UK:Climate threat is real

National, Normal
Source:

The National, Thursday 18th April 2013

 By MALUM NALU

PAPUA New Guinea and other Pacific Island countries have been urged to address the global problem of climate change, which threaten their very existence.

The effects of climate change were already conspicuous, visiting Minister of State for the UK Foreign and Commonwealth Office Hugo Swire told a Port Moresby Chamber of Commerce and Industry breakfast at the Royal Papua Yacht Club yesterday.

“The Pacific Island countries contribute just .03% of global greenhouse gas emissions,” he said.

“But small island states such as those in the Pacific are already feeling the terrible effects of climate change and, in some cases, it is already wreaking devastation.

“In 2007, the Carterets Islanders in the Autonomous Region of Bougainville became some of the first in the world to be forced from their homes by rising sea levels and extreme weather. I fear they will not be the last.

“The number of people displaced by environmental change is set to increase dramatically, with projections of those likely to be affected reaching hundreds of millions.”

Swire warned that communities and unique biodiversity such as PNG’s could be lost forever.

“For an area that amounts to a little more than 1% of the world’s land mass, Papua New Guinea holds an estimated 5% of the world’s biodiversity,” he said.

“Only last month, an expeditionary team from the BBC discovered more than 80 new species in the rainforests of PNG, including carnivorous plants, butterflies and a giant rat.”

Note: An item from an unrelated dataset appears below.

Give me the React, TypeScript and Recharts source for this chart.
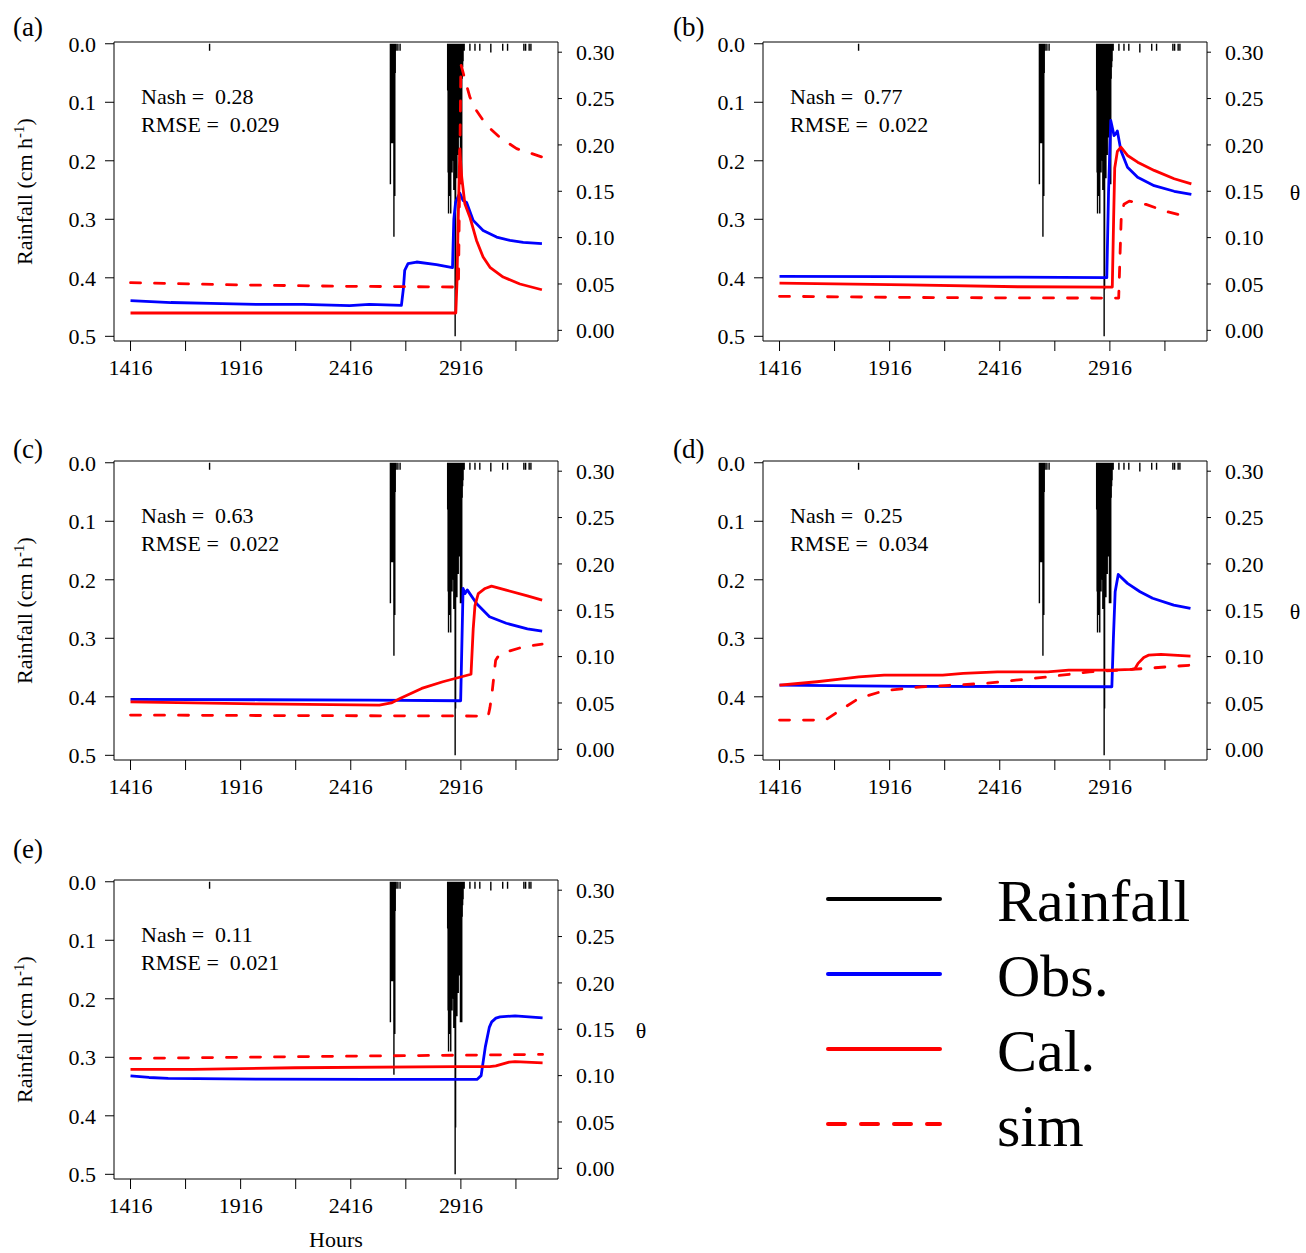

Swire said between 2008 and 2013, 785 million pounds (K2.73 billion) from the European Development Fund  was spent on projects to tackle the most pressing issues in the Pacific.

He said the UK had committed 2.9 billion pounds (K8.37 billion) by 2015 to help countries cut their global emissions and tackle climate change.

“I am pleased that the UK finances a number of large multilateral funds which spend extensively in the Pacific region, including providing 50% of the funding for a pilot programme on climate resilience, which is making grants with US$75 million (K163.8 million) in Papua New Guinea, Samoa, and Tonga,” Swire said.